Insights High Court rules that operator’s direct marketing consent was ‘invalid’

The High Court has handed down judgment today in a claim by a former customer (the Claimant) against Bonne Terre Ltd and Hestview Ltd (t/a Sky Betting and Gaming) (the Defendant). In brief, the claim focused on the Defendant’s handling of the Claimant’s personal data over a limited period of time (2017-2019) immediately before and after the introduction of the GDPR.

The causes of action included a claim for misuse of private information, failure to respond to the Claimant’s objection request, and that the Defendant’s profiling of them for the purposes of direct marketing based on legitimate interests was unlawful.

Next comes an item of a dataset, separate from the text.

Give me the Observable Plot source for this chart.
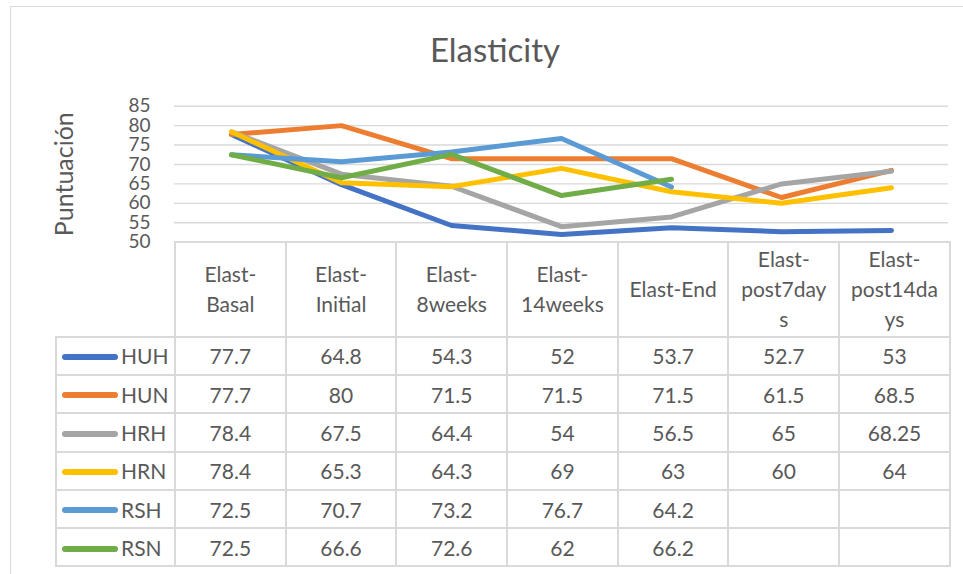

However, the Court declined to reach a decision on these points and instead turned her focus exclusively to (i) whether or not the Claimant provided valid consent to the use of cookies; and (ii) whether or not the Claimant provided valid consent to receive direct marketing.

In short, this is a judgment that examines the validity of ‘cookie consent’ and ‘direct marketing consent’.

In reaching her judgment, the Judge relies on a newly formulated interpretation of consent which comprises of “three distinct strands.” These three strands for valid consent are as follows:

  1. Subjective: What was in the data subject’s mind when they gave their consent.
  2. Autonomous: Whether or not a data subject is in a position to be able to determine the consequences of giving or withholding their consent.
  3. Evidential: Can a controller evidence the consent that was obtained and that it was sufficient to meet parts (1) or (2).

The Judge goes on to explain that while there is a low threshold for subjective consent, there is a relatively high bar for autonomous consent.

In the present case she finds that the nature of the Claimant’s obsessive and disordered gambling made it impossible for him to provide ‘subjective consent’ to permit cookies and receive direct marketing as, based on the Claimant’s testimony, he ticked boxes in relation to cookies and direct marketing “without giving his mind to the matter or reading any of the accompanying material.” In essence, and as the Judge puts it, any choices made by the Claimant were not related to the options put to him, but were seen as a box ticking exercise which had to be navigated in order to satisfy his problematic gambling and not for the purpose of providing consent.

The Judge assesses the Claimant’s ‘autonomous consent’ in a similar manner, which is to say that the Claimant’s gambling behaviour impaired his ability to give his autonomous consent; or, to quote the judgement, that the Claimant’s consent was not autonomous as it was “too bound up with the craving or compulsion to access gambling, to which the consenting is experienced as a condition to be overcome, to meet the necessary legal standard.”

The Judge goes to great pains to limit the case to its facts – both the personal circumstances of this Claimant and the particular period in question: she says “I have a single data subject, a single set of facts and a single slice of historical time before me.” The failures of the Defendant were historical and bound up in its practices at the time vis-à-vis the Claimant. The judge also notes the Defendant’s “own policies and practices, and those of the wider online gambling industry, have since evolved so as even further to reduce the risk of claimants such as the present one” referring in particular to the Defendant’s developments with respect to safer gambling and transparency.

A determination on remedies is outstanding, in which the Judge will have to decide what financial relief (if any) to grant with respect to the claimed losses and distress. However, she notes in today’s liability judgment that she will have to deal with issues of causation in determining what if any loss is attributable to the Defendant and that such issues “may not be straightforward”. She closes by noting “It is only the matters for which [the Defendant has] been adjudged to be legally liable, in the period in question, and which are demonstrably causative of identifiable and quantifiable loss or harm, for which financial compensation can be expected.”